---------- Dataset extract

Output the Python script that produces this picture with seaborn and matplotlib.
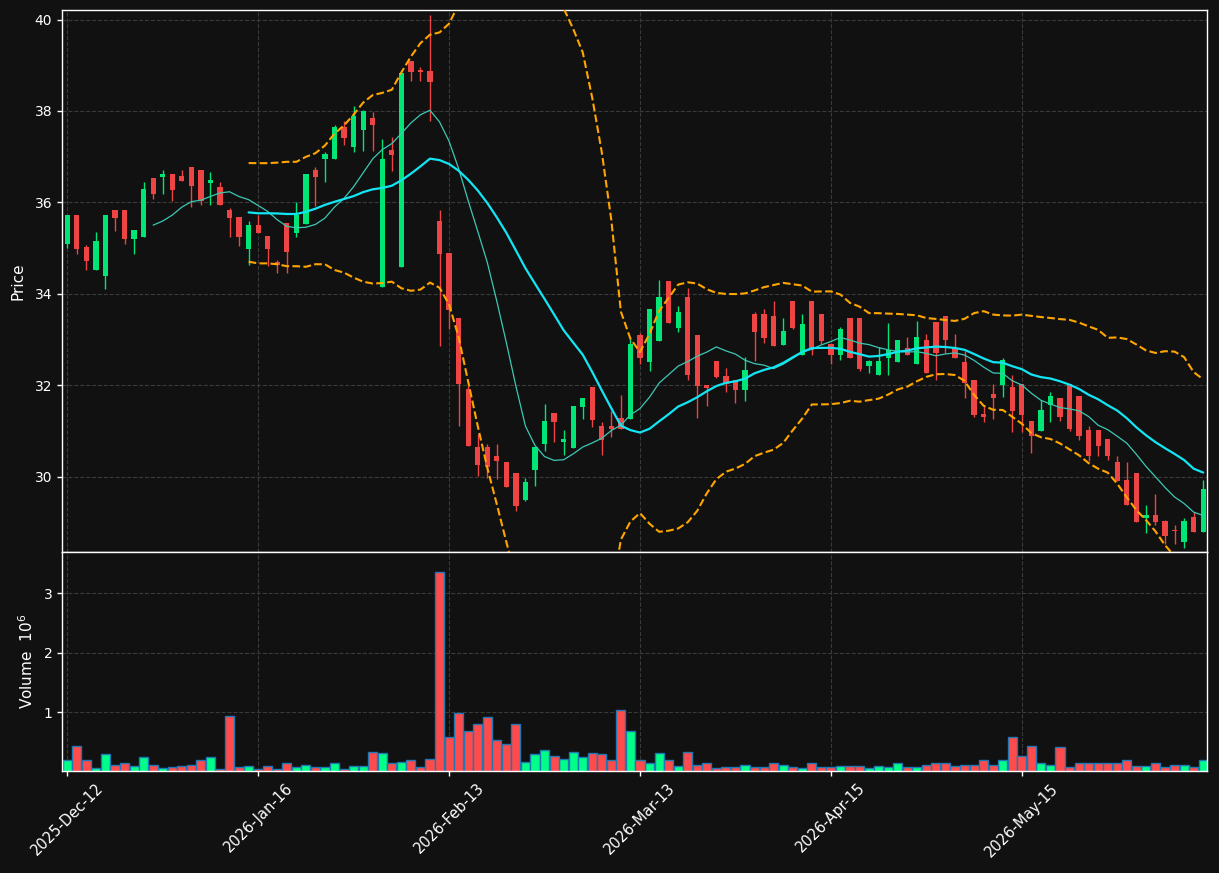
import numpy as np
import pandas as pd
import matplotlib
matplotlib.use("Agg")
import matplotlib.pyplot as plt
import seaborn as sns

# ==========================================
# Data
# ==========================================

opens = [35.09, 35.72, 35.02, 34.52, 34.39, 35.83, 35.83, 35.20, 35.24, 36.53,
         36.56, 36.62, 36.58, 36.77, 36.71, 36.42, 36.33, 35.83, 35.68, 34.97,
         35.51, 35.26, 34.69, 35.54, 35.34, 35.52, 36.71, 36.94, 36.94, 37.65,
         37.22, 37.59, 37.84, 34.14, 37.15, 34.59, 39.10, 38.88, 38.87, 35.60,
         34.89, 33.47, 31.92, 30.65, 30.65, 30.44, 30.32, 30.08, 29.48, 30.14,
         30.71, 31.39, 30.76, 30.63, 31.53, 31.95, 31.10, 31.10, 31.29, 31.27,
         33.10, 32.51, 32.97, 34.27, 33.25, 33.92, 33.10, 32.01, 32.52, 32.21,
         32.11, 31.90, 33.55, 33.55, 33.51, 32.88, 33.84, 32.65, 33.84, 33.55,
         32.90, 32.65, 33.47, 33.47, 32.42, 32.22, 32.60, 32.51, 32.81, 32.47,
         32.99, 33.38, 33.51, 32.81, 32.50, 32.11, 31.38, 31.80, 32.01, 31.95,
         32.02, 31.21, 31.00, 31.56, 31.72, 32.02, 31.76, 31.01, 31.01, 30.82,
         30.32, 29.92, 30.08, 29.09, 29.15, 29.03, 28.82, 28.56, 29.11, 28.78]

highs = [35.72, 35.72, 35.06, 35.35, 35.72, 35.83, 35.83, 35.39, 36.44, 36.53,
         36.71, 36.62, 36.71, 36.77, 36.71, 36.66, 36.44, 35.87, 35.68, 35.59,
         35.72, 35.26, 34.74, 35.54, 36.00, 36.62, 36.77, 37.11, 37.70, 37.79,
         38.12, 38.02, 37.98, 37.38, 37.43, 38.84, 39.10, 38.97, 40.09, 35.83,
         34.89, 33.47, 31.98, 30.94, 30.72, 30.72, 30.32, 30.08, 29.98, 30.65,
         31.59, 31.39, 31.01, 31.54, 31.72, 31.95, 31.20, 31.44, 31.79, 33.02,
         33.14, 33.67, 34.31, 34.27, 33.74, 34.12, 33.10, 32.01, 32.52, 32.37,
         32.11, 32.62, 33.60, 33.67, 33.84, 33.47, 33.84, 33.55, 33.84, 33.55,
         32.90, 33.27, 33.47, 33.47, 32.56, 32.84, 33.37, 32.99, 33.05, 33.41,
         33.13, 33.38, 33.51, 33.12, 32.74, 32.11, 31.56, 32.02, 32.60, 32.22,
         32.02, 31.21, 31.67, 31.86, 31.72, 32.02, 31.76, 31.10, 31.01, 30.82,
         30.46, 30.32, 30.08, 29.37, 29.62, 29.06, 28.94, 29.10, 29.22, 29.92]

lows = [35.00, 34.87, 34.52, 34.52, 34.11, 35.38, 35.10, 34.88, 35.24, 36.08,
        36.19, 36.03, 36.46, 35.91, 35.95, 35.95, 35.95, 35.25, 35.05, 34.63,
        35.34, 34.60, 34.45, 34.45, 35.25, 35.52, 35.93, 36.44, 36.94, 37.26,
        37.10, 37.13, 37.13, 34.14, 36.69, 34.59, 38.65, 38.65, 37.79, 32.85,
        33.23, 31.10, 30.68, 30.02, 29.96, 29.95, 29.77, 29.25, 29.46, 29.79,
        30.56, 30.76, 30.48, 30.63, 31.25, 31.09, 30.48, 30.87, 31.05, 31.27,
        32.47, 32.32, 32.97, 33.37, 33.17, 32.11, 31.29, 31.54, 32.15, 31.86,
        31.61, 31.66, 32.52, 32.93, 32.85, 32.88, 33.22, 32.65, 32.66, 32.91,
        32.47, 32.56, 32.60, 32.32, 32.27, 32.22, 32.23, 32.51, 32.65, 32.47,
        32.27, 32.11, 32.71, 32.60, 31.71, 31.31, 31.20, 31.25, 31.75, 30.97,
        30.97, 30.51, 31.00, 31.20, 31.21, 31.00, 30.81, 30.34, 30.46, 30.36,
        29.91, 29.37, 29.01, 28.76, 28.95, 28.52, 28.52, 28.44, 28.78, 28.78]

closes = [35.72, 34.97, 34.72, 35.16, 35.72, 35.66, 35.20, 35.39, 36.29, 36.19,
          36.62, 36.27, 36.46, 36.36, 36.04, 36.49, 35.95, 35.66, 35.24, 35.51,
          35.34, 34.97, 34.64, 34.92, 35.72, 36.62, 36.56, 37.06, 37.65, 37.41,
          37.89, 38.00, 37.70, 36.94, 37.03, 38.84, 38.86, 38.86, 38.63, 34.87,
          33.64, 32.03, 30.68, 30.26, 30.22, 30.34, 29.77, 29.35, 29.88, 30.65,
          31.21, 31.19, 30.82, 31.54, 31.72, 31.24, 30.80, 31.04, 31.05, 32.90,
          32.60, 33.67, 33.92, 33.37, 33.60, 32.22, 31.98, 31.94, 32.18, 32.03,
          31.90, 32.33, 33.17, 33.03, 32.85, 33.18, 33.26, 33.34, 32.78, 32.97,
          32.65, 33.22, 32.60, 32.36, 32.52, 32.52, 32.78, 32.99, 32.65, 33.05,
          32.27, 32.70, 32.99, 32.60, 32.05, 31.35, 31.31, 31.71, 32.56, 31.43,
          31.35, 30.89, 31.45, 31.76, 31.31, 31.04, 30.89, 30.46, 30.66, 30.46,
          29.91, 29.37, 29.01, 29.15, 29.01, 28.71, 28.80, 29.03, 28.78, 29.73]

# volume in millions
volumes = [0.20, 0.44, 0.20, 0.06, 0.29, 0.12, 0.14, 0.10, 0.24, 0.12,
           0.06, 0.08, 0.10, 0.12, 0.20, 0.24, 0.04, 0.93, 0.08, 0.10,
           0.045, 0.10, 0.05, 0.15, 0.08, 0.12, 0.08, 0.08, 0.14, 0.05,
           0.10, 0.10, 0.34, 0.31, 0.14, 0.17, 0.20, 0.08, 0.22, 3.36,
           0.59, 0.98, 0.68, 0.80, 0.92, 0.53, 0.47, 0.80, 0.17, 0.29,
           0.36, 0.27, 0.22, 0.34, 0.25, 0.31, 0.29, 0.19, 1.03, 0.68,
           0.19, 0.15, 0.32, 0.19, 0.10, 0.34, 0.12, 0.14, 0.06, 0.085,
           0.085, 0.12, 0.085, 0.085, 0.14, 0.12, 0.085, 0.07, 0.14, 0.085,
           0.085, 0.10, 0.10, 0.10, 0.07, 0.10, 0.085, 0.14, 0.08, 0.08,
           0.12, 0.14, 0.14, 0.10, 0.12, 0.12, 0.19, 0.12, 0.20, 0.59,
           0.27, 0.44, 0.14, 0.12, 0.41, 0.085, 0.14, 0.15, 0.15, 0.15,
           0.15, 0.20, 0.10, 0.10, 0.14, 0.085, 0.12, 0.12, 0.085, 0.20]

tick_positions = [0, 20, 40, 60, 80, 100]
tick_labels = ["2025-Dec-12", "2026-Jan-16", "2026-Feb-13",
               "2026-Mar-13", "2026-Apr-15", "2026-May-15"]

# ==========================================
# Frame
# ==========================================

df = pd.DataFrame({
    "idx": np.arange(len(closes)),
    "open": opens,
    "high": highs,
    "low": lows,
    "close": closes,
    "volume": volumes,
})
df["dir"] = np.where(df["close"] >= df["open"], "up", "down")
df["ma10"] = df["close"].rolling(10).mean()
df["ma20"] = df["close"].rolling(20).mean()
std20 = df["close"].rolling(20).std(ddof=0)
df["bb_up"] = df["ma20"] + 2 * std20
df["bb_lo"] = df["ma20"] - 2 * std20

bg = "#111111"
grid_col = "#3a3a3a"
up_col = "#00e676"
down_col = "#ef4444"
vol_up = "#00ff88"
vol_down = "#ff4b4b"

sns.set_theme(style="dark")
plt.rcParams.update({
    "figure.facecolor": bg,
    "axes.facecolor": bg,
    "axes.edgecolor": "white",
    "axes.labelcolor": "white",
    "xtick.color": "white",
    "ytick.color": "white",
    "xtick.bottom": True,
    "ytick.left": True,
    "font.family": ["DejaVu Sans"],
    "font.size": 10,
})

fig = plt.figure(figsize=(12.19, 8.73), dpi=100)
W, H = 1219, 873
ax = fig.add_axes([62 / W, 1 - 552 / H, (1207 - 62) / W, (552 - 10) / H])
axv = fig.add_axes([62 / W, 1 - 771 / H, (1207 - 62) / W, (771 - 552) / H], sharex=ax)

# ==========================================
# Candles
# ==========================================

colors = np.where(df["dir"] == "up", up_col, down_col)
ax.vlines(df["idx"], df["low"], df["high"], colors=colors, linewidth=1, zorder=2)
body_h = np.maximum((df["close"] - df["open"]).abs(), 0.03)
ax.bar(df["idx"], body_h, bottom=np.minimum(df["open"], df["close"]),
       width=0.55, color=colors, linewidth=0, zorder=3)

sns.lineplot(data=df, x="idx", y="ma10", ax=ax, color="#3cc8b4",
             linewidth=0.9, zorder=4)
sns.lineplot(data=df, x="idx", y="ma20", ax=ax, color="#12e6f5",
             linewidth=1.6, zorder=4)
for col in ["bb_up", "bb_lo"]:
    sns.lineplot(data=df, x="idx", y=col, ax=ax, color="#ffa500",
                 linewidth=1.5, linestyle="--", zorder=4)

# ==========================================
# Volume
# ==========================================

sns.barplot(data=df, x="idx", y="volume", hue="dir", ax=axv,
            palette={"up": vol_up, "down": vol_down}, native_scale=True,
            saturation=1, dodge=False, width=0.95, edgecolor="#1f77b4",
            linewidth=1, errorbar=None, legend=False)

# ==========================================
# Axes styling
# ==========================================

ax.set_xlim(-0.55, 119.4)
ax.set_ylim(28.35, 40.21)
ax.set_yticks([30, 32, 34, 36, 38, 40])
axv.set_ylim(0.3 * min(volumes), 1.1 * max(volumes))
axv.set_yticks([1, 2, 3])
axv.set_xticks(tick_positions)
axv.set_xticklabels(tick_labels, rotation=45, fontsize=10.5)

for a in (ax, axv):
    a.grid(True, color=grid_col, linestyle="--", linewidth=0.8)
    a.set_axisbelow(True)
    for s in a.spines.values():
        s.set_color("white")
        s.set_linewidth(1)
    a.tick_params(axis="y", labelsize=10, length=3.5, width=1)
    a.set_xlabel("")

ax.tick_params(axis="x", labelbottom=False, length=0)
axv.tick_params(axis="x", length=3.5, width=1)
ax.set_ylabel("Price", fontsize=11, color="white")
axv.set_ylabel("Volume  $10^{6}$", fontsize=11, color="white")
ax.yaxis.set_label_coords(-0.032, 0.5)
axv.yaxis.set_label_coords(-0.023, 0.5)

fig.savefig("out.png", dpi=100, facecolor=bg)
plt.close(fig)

--------------------

Given task: Repeat, with no pictures, each line from the beginning of the data through the line containing "28.56, 29.11, 28.78]", inclusive.

Problem solution:
Output the Python script that produces this picture with seaborn and matplotlib.
import numpy as np
import pandas as pd
import matplotlib
matplotlib.use("Agg")
import matplotlib.pyplot as plt
import seaborn as sns

# ==========================================
# Data
# ==========================================

opens = [35.09, 35.72, 35.02, 34.52, 34.39, 35.83, 35.83, 35.20, 35.24, 36.53,
         36.56, 36.62, 36.58, 36.77, 36.71, 36.42, 36.33, 35.83, 35.68, 34.97,
         35.51, 35.26, 34.69, 35.54, 35.34, 35.52, 36.71, 36.94, 36.94, 37.65,
         37.22, 37.59, 37.84, 34.14, 37.15, 34.59, 39.10, 38.88, 38.87, 35.60,
         34.89, 33.47, 31.92, 30.65, 30.65, 30.44, 30.32, 30.08, 29.48, 30.14,
         30.71, 31.39, 30.76, 30.63, 31.53, 31.95, 31.10, 31.10, 31.29, 31.27,
         33.10, 32.51, 32.97, 34.27, 33.25, 33.92, 33.10, 32.01, 32.52, 32.21,
         32.11, 31.90, 33.55, 33.55, 33.51, 32.88, 33.84, 32.65, 33.84, 33.55,
         32.90, 32.65, 33.47, 33.47, 32.42, 32.22, 32.60, 32.51, 32.81, 32.47,
         32.99, 33.38, 33.51, 32.81, 32.50, 32.11, 31.38, 31.80, 32.01, 31.95,
         32.02, 31.21, 31.00, 31.56, 31.72, 32.02, 31.76, 31.01, 31.01, 30.82,
         30.32, 29.92, 30.08, 29.09, 29.15, 29.03, 28.82, 28.56, 29.11, 28.78]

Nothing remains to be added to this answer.